**Exercise requirements:** Only the lines from the start of the data through the line containing "H312 Q322,252 322,262" should be written out, exactly as they are, with both ends included and the pictures left out.

—————

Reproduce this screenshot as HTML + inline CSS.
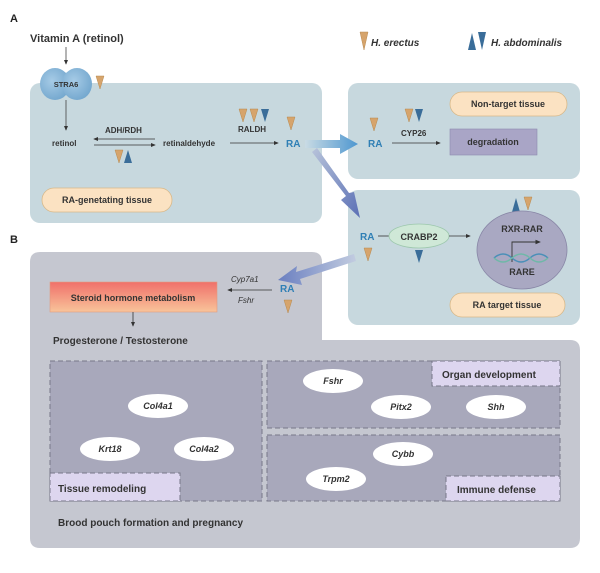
<!DOCTYPE html>
<html><head><meta charset="utf-8"><style>
body{margin:0;background:#fff;}
svg{display:block;font-family:"Liberation Sans",sans-serif;}
</style></head><body>
<svg width="600" height="573" viewBox="0 0 600 573" xmlns="http://www.w3.org/2000/svg">
<defs>
<linearGradient id="sg" x1="0" y1="0" x2="0" y2="1"><stop offset="0" stop-color="#f0706a"/><stop offset="1" stop-color="#f8c49a"/></linearGradient>
<linearGradient id="a1" x1="0" y1="0" x2="1" y2="0"><stop offset="0" stop-color="#c9dbe4"/><stop offset="1" stop-color="#4e97d0"/></linearGradient>
<linearGradient id="a2" x1="0" y1="0" x2="1" y2="1"><stop offset="0" stop-color="#b7c3da"/><stop offset="1" stop-color="#5a6fb5"/></linearGradient>
<linearGradient id="a3" x1="1" y1="0" x2="0" y2="0"><stop offset="0" stop-color="#c2cce0"/><stop offset="1" stop-color="#6a7fc0"/></linearGradient>
<radialGradient id="st" cx="0.4" cy="0.4" r="0.7"><stop offset="0" stop-color="#a6cbe6"/><stop offset="1" stop-color="#6fa4cc"/></radialGradient>
<marker id="ar" markerWidth="6" markerHeight="6" refX="5" refY="3" orient="auto"><path d="M0,0.5 L6,3 L0,5.5 z" fill="#333"/></marker>
</defs>
<g font-weight="bold" fill="#222"><text x="10" y="22" font-size="11">A</text><text x="10" y="243" font-size="11">B</text></g>
<text x="30" y="42" font-size="11" font-weight="bold" fill="#333">Vitamin A (retinol)</text>
<line x1="66" y1="47" x2="66" y2="64" stroke="#444" stroke-width="0.8" marker-end="url(#ar)"/>

<!-- boxes -->
<rect x="30" y="83" width="292" height="140" rx="10" fill="#c7d8de"/>
<rect x="348" y="83" width="232" height="96" rx="10" fill="#c7d8de"/>
<rect x="348" y="190" width="232" height="135" rx="10" fill="#c7d8de"/>
<path d="M40,252 H312 Q322,252 322,262 V340 H570 Q580,340 580,350 V538 Q580,548 570,548 H40 Q30,548 30,538 V262 Q30,252 40,252 Z" fill="#c5c7d0"/>

<!-- STRA6 -->
<ellipse cx="55" cy="84" rx="15" ry="16" fill="url(#st)"/>
<ellipse cx="77" cy="84" rx="15" ry="16" fill="url(#st)"/>
<text x="66" y="87" font-size="7.5" font-weight="bold" fill="#333" text-anchor="middle">STRA6</text>
<line x1="66" y1="100" x2="66" y2="130" stroke="#444" stroke-width="0.8" marker-end="url(#ar)"/>

<g font-size="8" fill="#333" font-weight="bold">
<text x="52" y="146">retinol</text>
<text x="105" y="133">ADH/RDH</text>
<text x="163" y="146">retinaldehyde</text>
<text x="238" y="132">RALDH</text>
<text x="401" y="136">CYP26</text>
</g>
<line x1="155" y1="139" x2="94" y2="139" stroke="#333" stroke-width="0.8" marker-end="url(#ar)"/>
<line x1="94" y1="145" x2="155" y2="145" stroke="#333" stroke-width="0.8" marker-end="url(#ar)"/>
<line x1="230" y1="143" x2="278" y2="143" stroke="#333" stroke-width="0.8" marker-end="url(#ar)"/>
<line x1="392" y1="143" x2="440" y2="143" stroke="#333" stroke-width="0.8" marker-end="url(#ar)"/>

<g font-size="10" font-weight="bold" fill="#2f7fb5">
<text x="286" y="147">RA</text><text x="368" y="147">RA</text><text x="360" y="240">RA</text><text x="280" y="292">RA</text>
</g>

<!-- big arrows -->
<path d="M305,140 L340,140 L340,134 L358,144 L340,154 L340,148 L305,148 Z" fill="url(#a1)"/>
<path d="M312,152 L346,196 L341,200 L360,218 L354,192 L349,193 L317,148 Z" fill="url(#a2)"/>
<path d="M354,254 L296,272 L297,266 L278,280 L302,285 L300,279 L356,261 Z" fill="url(#a3)"/>

<!-- triangles: tan down -->
<g fill="#d6a46c" stroke="#b88a50" stroke-width="0.5">
<path d="M96,76 h8 l-4,13 z"/>
<path d="M115,150 h8 l-4,13 z"/>
<path d="M239,109 h8 l-4,13 z"/><path d="M250,109 h8 l-4,13 z"/>
<path d="M287,117 h8 l-4,13 z"/>
<path d="M370,118 h8 l-4,13 z"/>
<path d="M405,109 h8 l-4,13 z"/>
<path d="M364,248 h8 l-4,13 z"/>
<path d="M524,197 h8 l-4,13 z"/>
<path d="M284,300 h8 l-4,13 z"/>
<path d="M360,32 h8 l-4,18 z"/>
</g>
<g fill="#3a6d99">
<path d="M261,109 h8 l-4,13 z"/>
<path d="M415,109 h8 l-4,13 z"/>
<path d="M124,163 h8 l-4,-13 z"/>
<path d="M415,250 h8 l-4,13 z"/>
<path d="M512,212 h8 l-4,-14 z"/>
<path d="M468,50 h8 l-4,-17 z"/><path d="M478,32 h8 l-4,18 z"/>
</g>
<g font-size="10" font-weight="bold" font-style="italic" fill="#333">
<text x="371" y="46">H. erectus</text><text x="491" y="46">H. abdominalis</text>
</g>

<!-- pills -->
<g stroke="#d8b98a" stroke-width="0.8" fill="#fbe2c2">
<rect x="42" y="188" width="130" height="24" rx="12"/>
<rect x="450" y="92" width="117" height="24" rx="12"/>
<rect x="450" y="293" width="115" height="24" rx="12"/>
</g>
<g font-size="9" font-weight="bold" fill="#333" text-anchor="middle">
<text x="107" y="203">RA-genetating tissue</text>
<text x="508" y="107">Non-target tissue</text>
<text x="507" y="308">RA target tissue</text>
</g>
<rect x="450" y="129" width="87" height="26" fill="#a9a5c6" stroke="#8e8ab0" stroke-width="0.6"/>
<text x="493" y="145" font-size="9" font-weight="bold" fill="#333" text-anchor="middle">degradation</text>

<!-- CRABP2 -->
<line x1="378" y1="236" x2="390" y2="236" stroke="#333" stroke-width="0.8"/>
<ellipse cx="419" cy="236" rx="30" ry="12" fill="#cfe8d7" stroke="#9cc7ac" stroke-width="0.8"/>
<text x="419" y="240" font-size="9" font-weight="bold" fill="#333" text-anchor="middle">CRABP2</text>
<line x1="449" y1="236" x2="470" y2="236" stroke="#333" stroke-width="0.8" marker-end="url(#ar)"/>
<ellipse cx="522" cy="250" rx="45" ry="39" fill="#a9a8c2" stroke="#8886a6" stroke-width="0.8"/>
<text x="522" y="232" font-size="9" font-weight="bold" fill="#333" text-anchor="middle">RXR-RAR</text>
<path d="M512,262 V242 H540" fill="none" stroke="#333" stroke-width="0.9" marker-end="url(#ar)"/>
<path d="M494,258 Q503,250 512,258 T530,258 T548,258" fill="none" stroke="#4a8fb8" stroke-width="1.5"/>
<path d="M494,258 Q503,266 512,258 T530,258 T548,258" fill="none" stroke="#6fb8a8" stroke-width="1.5"/>
<text x="522" y="275" font-size="9" font-weight="bold" fill="#333" text-anchor="middle">RARE</text>

<!-- B -->
<rect x="50" y="282" width="167" height="30" fill="url(#sg)" stroke="#e09a80" stroke-width="0.6"/>
<text x="133" y="301" font-size="9" font-weight="bold" fill="#333" text-anchor="middle">Steroid hormone metabolism</text>
<g font-size="8" font-style="italic" fill="#333"><text x="231" y="282">Cyp7a1</text><text x="238" y="303">Fshr</text></g>
<line x1="272" y1="290" x2="228" y2="290" stroke="#333" stroke-width="0.8" marker-end="url(#ar)"/>
<line x1="133" y1="312" x2="133" y2="326" stroke="#333" stroke-width="0.8" marker-end="url(#ar)"/>
<text x="53" y="344" font-size="10" font-weight="bold" fill="#333">Progesterone / Testosterone</text>

<g fill="#a8a8bb" stroke="#777788" stroke-width="1" stroke-dasharray="5,3">
<rect x="50" y="361" width="212" height="140"/>
<rect x="267" y="361" width="293" height="67"/>
<rect x="267" y="435" width="293" height="66"/>
</g>
<g fill="#ddd6ef" stroke="#777788" stroke-width="1" stroke-dasharray="5,3">
<rect x="50" y="473" width="130" height="28"/>
<rect x="432" y="361" width="128" height="25"/>
<rect x="446" y="476" width="114" height="25"/>
</g>
<g font-size="10" font-weight="bold" fill="#333">
<text x="58" y="492">Tissue remodeling</text>
<text x="442" y="378">Organ development</text>
<text x="457" y="493">Immune defense</text>
</g>
<g fill="#fff">
<ellipse cx="158" cy="406" rx="30" ry="12"/><ellipse cx="110" cy="449" rx="30" ry="12"/><ellipse cx="204" cy="449" rx="30" ry="12"/>
<ellipse cx="333" cy="381" rx="30" ry="12"/><ellipse cx="401" cy="407" rx="30" ry="12"/><ellipse cx="496" cy="407" rx="30" ry="12"/>
<ellipse cx="403" cy="454" rx="30" ry="12"/><ellipse cx="336" cy="479" rx="30" ry="12"/>
</g>
<g font-size="9" font-style="italic" font-weight="bold" fill="#333" text-anchor="middle">
<text x="158" y="409">Col4a1</text><text x="110" y="452">Krt18</text><text x="204" y="452">Col4a2</text>
<text x="333" y="384">Fshr</text><text x="401" y="410">Pitx2</text><text x="496" y="410">Shh</text>
<text x="403" y="457">Cybb</text><text x="336" y="482">Trpm2</text>
</g>
<text x="58" y="526" font-size="10" font-weight="bold" fill="#333">Brood pouch formation and pregnancy</text>
</svg>
</body></html>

—————

**The reply:**
Reproduce this screenshot as HTML + inline CSS.
<!DOCTYPE html>
<html><head><meta charset="utf-8"><style>
body{margin:0;background:#fff;}
svg{display:block;font-family:"Liberation Sans",sans-serif;}
</style></head><body>
<svg width="600" height="573" viewBox="0 0 600 573" xmlns="http://www.w3.org/2000/svg">
<defs>
<linearGradient id="sg" x1="0" y1="0" x2="0" y2="1"><stop offset="0" stop-color="#f0706a"/><stop offset="1" stop-color="#f8c49a"/></linearGradient>
<linearGradient id="a1" x1="0" y1="0" x2="1" y2="0"><stop offset="0" stop-color="#c9dbe4"/><stop offset="1" stop-color="#4e97d0"/></linearGradient>
<linearGradient id="a2" x1="0" y1="0" x2="1" y2="1"><stop offset="0" stop-color="#b7c3da"/><stop offset="1" stop-color="#5a6fb5"/></linearGradient>
<linearGradient id="a3" x1="1" y1="0" x2="0" y2="0"><stop offset="0" stop-color="#c2cce0"/><stop offset="1" stop-color="#6a7fc0"/></linearGradient>
<radialGradient id="st" cx="0.4" cy="0.4" r="0.7"><stop offset="0" stop-color="#a6cbe6"/><stop offset="1" stop-color="#6fa4cc"/></radialGradient>
<marker id="ar" markerWidth="6" markerHeight="6" refX="5" refY="3" orient="auto"><path d="M0,0.5 L6,3 L0,5.5 z" fill="#333"/></marker>
</defs>
<g font-weight="bold" fill="#222"><text x="10" y="22" font-size="11">A</text><text x="10" y="243" font-size="11">B</text></g>
<text x="30" y="42" font-size="11" font-weight="bold" fill="#333">Vitamin A (retinol)</text>
<line x1="66" y1="47" x2="66" y2="64" stroke="#444" stroke-width="0.8" marker-end="url(#ar)"/>

<!-- boxes -->
<rect x="30" y="83" width="292" height="140" rx="10" fill="#c7d8de"/>
<rect x="348" y="83" width="232" height="96" rx="10" fill="#c7d8de"/>
<rect x="348" y="190" width="232" height="135" rx="10" fill="#c7d8de"/>
<path d="M40,252 H312 Q322,252 322,262 V340 H570 Q580,340 580,350 V538 Q580,548 570,548 H40 Q30,548 30,538 V262 Q30,252 40,252 Z" fill="#c5c7d0"/>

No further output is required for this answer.